En 1944, Robert Piguet décide de lancer un parfum afin de mettre en valeur sa nouvelle collection. Pour l’aider à concrétiser ses envies parfumées « le plus parisien des couturiers », (en réalité il est suisse) s’attache les services de Germaine Cellier, alors employée chez Roure. Le couturier et le parfumeur partage la même passion pour l’Art. Très impliqués dans la vie culturelle de leur époque, ils y puisent certainement une partie de leur inspiration. La synergie créatrice de ces deux artistes formidablement doués, allait donner naissance à un parfum hors du commun. Inspiré des mers lointaines sillonnées par de cruels pirates, Bandit est un fabuleux chypre cuir.
Il est quelque part ironique, qu’un des parfums, parmi les moins aimables, soit l'oeuvre d' une femme, mais, Germaine Cellier n’est pas une femme ordinaire. Souvent décrite comme grande et belle, elle est surtout dotée d’un sacré tempérament. Ce dernier explique, peut être, l’audace et le tranchant de ses compositions. La bordelaise n’hésite pas à saturer ses créations de matières premières parfois rugueuses et brutes.
D’ailleurs, le départ explosif de Bandit surprend. Sur un fond de fumée, l’armoise camphrée, surdosée et ouvertement masculine, crée une plage de couleur incongrue, inquiétante, comme une mer verte où l’on devine de traîtres courants sous-marins. Dans ces ressacs aromatiques violents palpitent déjà des notes chaudes et animales qui s’assombrissent rapidement à la manière d’un orage.

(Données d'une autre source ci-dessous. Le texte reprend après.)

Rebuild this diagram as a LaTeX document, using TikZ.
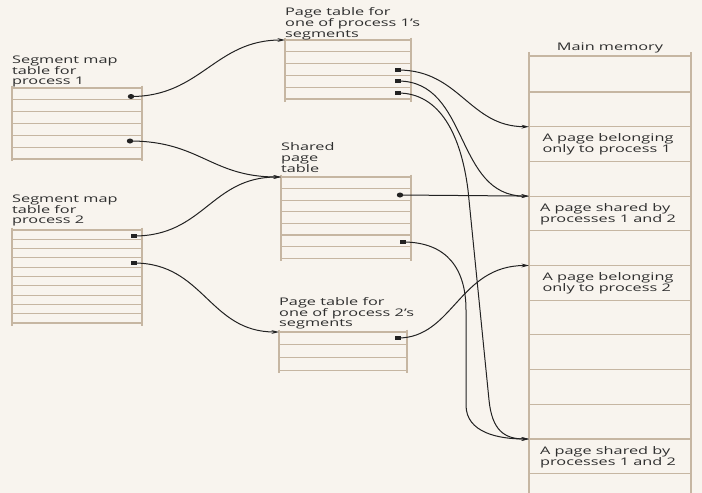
\documentclass[tikz,border=0pt]{standalone}
\usepackage{fontspec}
\setmainfont[FakeStretch=1.55]{Open Sans}
\usetikzlibrary{arrows.meta,shapes.geometric}
\definecolor{paper}{HTML}{F8F4EE}
\definecolor{rulec}{HTML}{C6B6A2}
\definecolor{ink}{HTML}{2E2E2E}
\definecolor{wirec}{HTML}{222222}
\newcommand{\memtable}[6]{%
  \foreach \k in {0,...,#5} {\draw[tabline] (#2,{#4+\k*#6}) -- (#3,{#4+\k*#6});}
  \draw[tabline] (#2,{#4-2.5}) -- (#2,{#4+#5*#6+2.5});
  \draw[tabline] (#3,{#4-2.5}) -- (#3,{#4+#5*#6+2.5});
  \coordinate (#1-tl) at (#2,#4);
}
\newcommand{\lines}[1]{\begin{tabular}[t]{@{}l@{}}#1\end{tabular}}
\begin{document}
\begin{tikzpicture}[x=1pt,y=-1pt,
  tabline/.style={draw=rulec, line width=1.1pt},
  lbl/.style={anchor=base west, inner sep=0pt, text=ink, font=\fontsize{10.5}{10.5}\selectfont},
  clbl/.style={lbl, anchor=base},
  dot/.style={ellipse, fill=wirec, inner sep=0pt, minimum width=6.5pt, minimum height=5pt},
  sqdot/.style={rectangle, fill=wirec, inner sep=0pt, minimum width=6pt, minimum height=3.6pt},
  link/.style={draw=wirec, line width=1pt, -{Stealth[length=7.5pt,width=3.8pt]}}]
\fill[paper] (0,0) rectangle (702,493);
\useasboundingbox (0,0) rectangle (702,493);

% tables
\memtable{smt1}{12}{142}{88}{6}{11.83}
\memtable{smt2}{12}{142}{230}{10}{9.3}
\memtable{pt1}{285}{411}{40}{5}{11.8}
\memtable{sh}{281}{411}{177}{7}{11.6}
\memtable{pt2}{279}{407}{332}{3}{12.7}

% main memory
\draw[tabline] (529,52) -- (529,495);
\draw[tabline] (691,52) -- (691,495);
\draw[tabline] (529,56) -- (691,56);
\foreach \k in {0,...,11} {
  \draw[tabline] (529,{92+\k*34.7}) -- (691,{92+\k*34.7});
  \coordinate (mm\k) at (529,{92+\k*34.7});
}

% labels
\node[lbl] (tsmt1) at (12,63) {\lines{Segment map\\table for\\process 1}};
\node[lbl] (tsmt2) at (12,202) {\lines{Segment map\\table for\\process 2}};
\node[lbl] (tpt1) at (285,15.5) {\lines{Page table for\\one of process 1’s\\segments}};
\node[lbl] (tsh) at (281,150.5) {\lines{Shared\\page\\table}};
\node[lbl] (tpt2) at (279,305) {\lines{Page table for\\one of process 2’s\\segments}};
\node[clbl] (tmm) at (610,50.5) {Main memory};
\node[clbl] (m1) at (608,141.5) {\lines{A page belonging\\only to process 1}};
\node[clbl] (m2) at (608,211) {\lines{A page shared by\\processes 1 and 2}};
\node[clbl] (m3) at (608,280.5) {\lines{A page belonging\\only to process 2}};
\node[clbl] (m4) at (608,454.5) {\lines{A page shared by\\processes 1 and 2}};

% entry dots
\node[dot] (s1a) at (131,96.5) {};
\node[dot] (s1b) at (130,141) {};
\node[sqdot] (s2a) at (134,236) {};
\node[sqdot] (s2b) at (134,263) {};
\node[sqdot] (p1a) at (398,70) {};
\node[sqdot] (p1b) at (398,81) {};
\node[sqdot] (p1c) at (398,93) {};
\node[dot] (sha) at (400,195) {};
\node[sqdot] (shb) at (403,242) {};
\node[sqdot] (p2a) at (398,338) {};

% connectors
\draw[link] (s1a.center) .. controls +(70,0) and +(-70,0) .. (pt1-tl);
\draw[link] (s1b.center) .. controls +(70,0) and +(-70,0) .. (sh-tl);
\draw[link] (s2a.center) .. controls +(70,0) and +(-70,0) .. (sh-tl);
\draw[link] (s2b.center) .. controls +(70,0) and +(-70,0) .. (pt2-tl);
\draw[link] (p1a.center) .. controls +(62,0) and +(-60,0) .. (mm1);
\draw[link] (p1b.center) .. controls +(72,0) and +(-75,0) .. (mm3);
\draw[link] (p1c.center) .. controls +(42,0) and +(-7,-55) .. (468,190) -- (489,400) .. controls +(3,30) and +(-25,0) .. (mm10);
\draw[link] (sha.center) -- (mm3);
\draw[link] (shb.center) .. controls +(45,0) and +(0,-40) .. (466,310) -- (466,405) .. controls +(0,28) and +(-30,0) .. (mm10);
\draw[link] (p2a.center) .. controls +(55,0) and +(-70,0) .. (mm5);
\end{tikzpicture}
\end{document}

Souvent, pour le nez qui découvre ce paysage tourmenté, la première réaction est un prompt mouvement de recul, presque immédiatement suivi d'une forte curiosité. Cette répulsion initiale rappelle la stupeur que l’on éprouve, enfant, lorsqu’on nous fait goûter pour la première fois à une gorgée de vin âpre. Petit à petit, cette âpreté, cette rudesse va devenir un plaisir recherché.
Le Bandit contemporain est certainement plus conciliant que son ancêtre des années quarante. Ses notes animales ont été fortement domptées. Les bases utilisées par Cellier, disparues et reconstituées tant bien que mal, l’Iso Butyl Quinoléine - une matière première à l’odeur agressive de cuir cru - moins dosé, entouré différemment, ne ressort plus autant. Les dents du fauve ont été limées, mais le vieux lion est encore capable de faire peur.

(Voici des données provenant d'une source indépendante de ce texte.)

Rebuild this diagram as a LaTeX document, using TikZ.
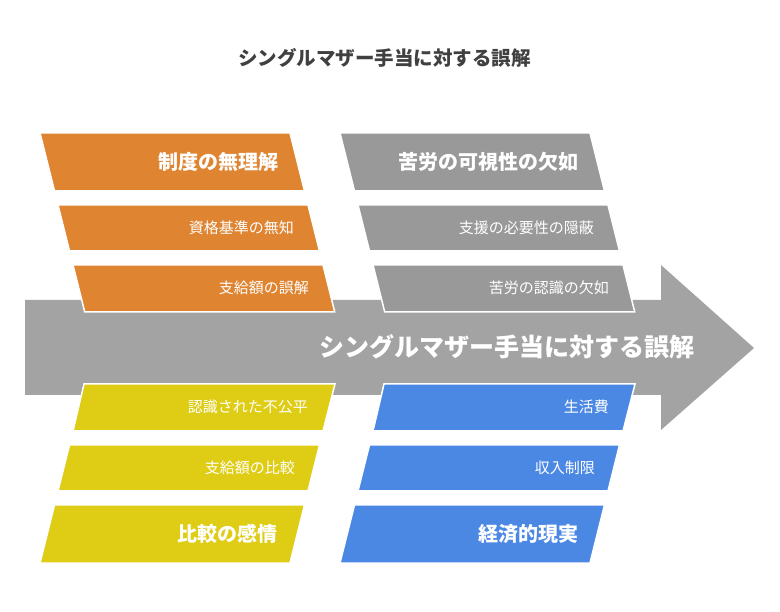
\documentclass[tikz,border=0pt]{standalone}
\usepackage{fontspec}
\setmainfont{Noto Sans CJK JP}
\definecolor{arrowgray}{HTML}{A3A3A3}
\definecolor{boxorange}{HTML}{DF8431}
\definecolor{boxgray}{HTML}{999999}
\definecolor{boxyellow}{HTML}{DECC15}
\definecolor{boxblue}{HTML}{4B88E4}
\definecolor{titlegray}{HTML}{404040}
\begin{document}
\begin{tikzpicture}[x=1pt,y=-1pt,
  strip/.style={draw=white,line width=1.5pt,line join=miter},
  headtext/.style={anchor=east,inner sep=0pt,text=white,font=\bfseries\fontsize{20}{24}\selectfont},
  subtext/.style={anchor=east,inner sep=0pt,text=white,font=\fontsize{15}{18}\selectfont}]
\useasboundingbox (0,0) rectangle (780,612);
% title
\node[inner sep=0pt,text=titlegray,font=\bfseries\fontsize{19.5}{23}\selectfont] (title) at (384.5,58) {シングルマザー手当に対する誤解};
% main arrow
\fill[arrowgray] (25,300) -- (661,300) -- (661,265) -- (754,348) -- (661,430) -- (661,395) -- (25,395) -- cycle;
\node[anchor=east,inner sep=0pt,text=white,font=\bfseries\fontsize{25}{30}\selectfont] (main) at (695,347) {シングルマザー手当に対する誤解};
% top-left orange
\filldraw[strip,fill=boxorange] (40,133) -- (290,133) -- (304.5,191) -- (54.5,191) -- cycle;
\filldraw[strip,fill=boxorange] (58,205) -- (308,205) -- (319.5,251) -- (69.5,251) -- cycle;
\filldraw[strip,fill=boxorange] (73,265) -- (323,265) -- (334.75,312) -- (84.75,312) -- cycle;
\node[headtext] (o1) at (279,162) {制度の無理解};
\node[subtext] (o2) at (294,228) {資格基準の無知};
\node[subtext] (o3) at (309,288) {支給額の誤解};
% top-right gray
\filldraw[strip,fill=boxgray] (340,133) -- (590,133) -- (604.5,191) -- (354.5,191) -- cycle;
\filldraw[strip,fill=boxgray] (358,205) -- (608,205) -- (619.5,251) -- (369.5,251) -- cycle;
\filldraw[strip,fill=boxgray] (373,265) -- (623,265) -- (634.75,312) -- (384.75,312) -- cycle;
\node[headtext] (g1) at (579,162) {苦労の可視性の欠如};
\node[subtext] (g2) at (594,228) {支援の必要性の隠蔽};
\node[subtext] (g3) at (609,288) {苦労の認識の欠如};
% bottom-left yellow
\filldraw[strip,fill=boxyellow] (84,384) -- (335,384) -- (323,431) -- (73,431) -- cycle;
\filldraw[strip,fill=boxyellow] (69.5,445) -- (319.5,445) -- (308,491) -- (58,491) -- cycle;
\filldraw[strip,fill=boxyellow] (54.5,505) -- (304.5,505) -- (290,563) -- (40,563) -- cycle;
\node[subtext] (y1) at (308,407) {認識された不公平};
\node[subtext] (y2) at (295,468) {支給額の比較};
\node[headtext] (y3) at (278,534) {比較の感情};
% bottom-right blue
\filldraw[strip,fill=boxblue] (384,384) -- (635,384) -- (623,431) -- (373,431) -- cycle;
\filldraw[strip,fill=boxblue] (369.5,445) -- (619.5,445) -- (608,491) -- (358,491) -- cycle;
\filldraw[strip,fill=boxblue] (354.5,505) -- (604.5,505) -- (590,563) -- (340,563) -- cycle;
\node[subtext] (b1) at (609,407) {生活費};
\node[subtext] (b2) at (595,468) {収入制限};
\node[headtext] (b3) at (579,534) {経済的現実};
\end{tikzpicture}
\end{document}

Il peut aussi donner de la tendresse comme on le devine à une légère trace de fleurs, douce, persistante, mêlée aux notes sèches du fond. Ce cœur floral, blanc et soyeux, capturé dans le cuir, donne à Bandit une touche d’élégance et de sophistication ; un vernis de civilisation. Malgré tout, la féminité de Bandit reste dominatrice. Cette incroyable décoction d’herbes, de fleurs, de cuir, de fumée et de bois donne, à celle qui le porte, un regain d’assurance; si Fracas, des même créateurs, est le parfum d’Eve la tentatrice, Bandit est celui de Lilith, la femme démon, celle qui, au grand dam d’Adam, se suffit à elle-même.
En bref
Lancement : 1944
Créateur : Robert Piguet
Parfumeur : Germaine Cellier
Famille : Chypre Cuir
Notes : Tête : armoise, bergamote, gardénia, aldéhydes Cœur : jasmin, iris, œillet, rose, Fond : castoreum, IBQ (iso-butyl-quinoléine) patchouli, vetiver, myrrhe
Descendants : Cabochard de Grès (1959) et Aramis d’Aramis (1966) tout deux du parfumeur Bernard Chant
Un parfum que j'ai adopté récemment, qui reste assez doux pour un chypre cuir et d'une tenue irréprochable.
Rédigé par : Charles de Lille | 14 décembre 2008 à 18:22
Charles, c'est vrai que Bandit est finalement assez agréable à porter. Il me semble que désormais ce sont les hommes qui le plébiscitent.